In 1998 the american artist Perry Hoberman presented an installation called 'Systems Maintenance' at the Rotterdam based institution for unstable media V2. In this installation the audience was invited to allign a set of furniture in physical space with its copy in digital space, the result of which could be followed realtime via a projection on the wall. This deceivingly simple work revealed its magic when interacting with it. It turned out to be very, very difficult to allign the apparently identical objects in the two different worlds. Frustration and despair grew by the second. 'Systems Maintenance' was a brilliant combination of poetic and conceptual gestures. I was reminded of it when seeing Walter Langelaar's project 'TODO (Tangled_Object_Description_Overview)'. Langelaar uses 3D object material from Second Life which is 'mixed' with a representation of the WORM building (in which the Media Design graduation show takes place) taken from Google Earth. The new virtual structure that is created this way is then 'collided' with the original building. Differences are emphasized by adding them to the original building physically, by "perforating" the real space with virtual architecture. Whereas Hoberman lets the audience actively experience the awkward split between physicality and activity in real and virtual environments, Langelaar chooses a more subtle approach.

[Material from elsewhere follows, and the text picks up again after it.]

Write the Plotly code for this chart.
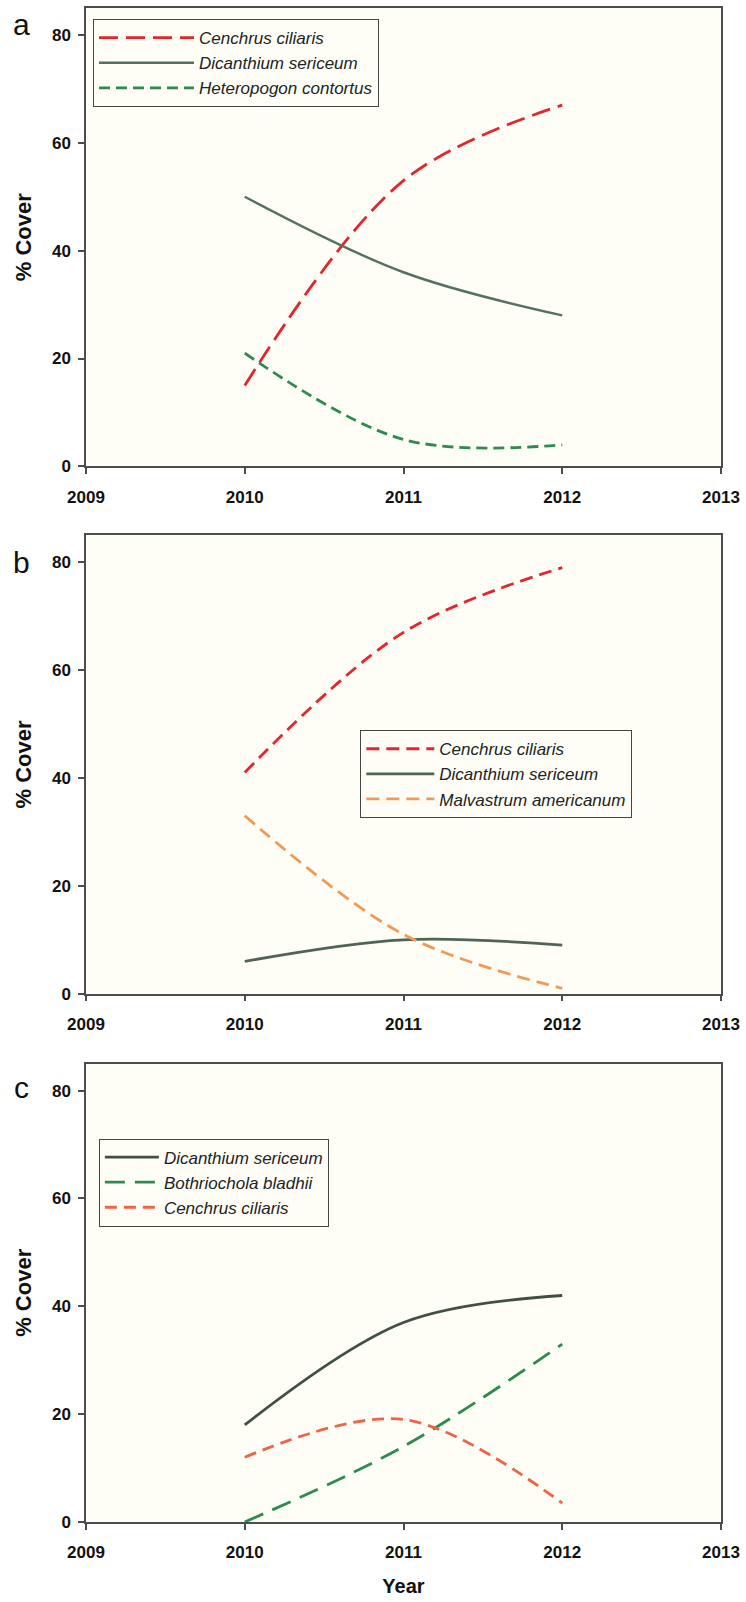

Much like Jan Robert Leegte, just like Langelaar originally a sculptor, he creates a sense of estrangement by literally placing virtual objects outside of the digital grids into the real world. If Hoberman is skeptical of our new environments, Leegte and Langelaar experience it much more as a room for play and surprise.

The mathematical structure of the internet, despite the human landscape created in it, simply begs for systematic and generative art practices to explore it. Like traditional sculptors will see a lump of clay or wood and feel the possible structures inside of it, artists working with the net see connections and metastructures most of us are blind to.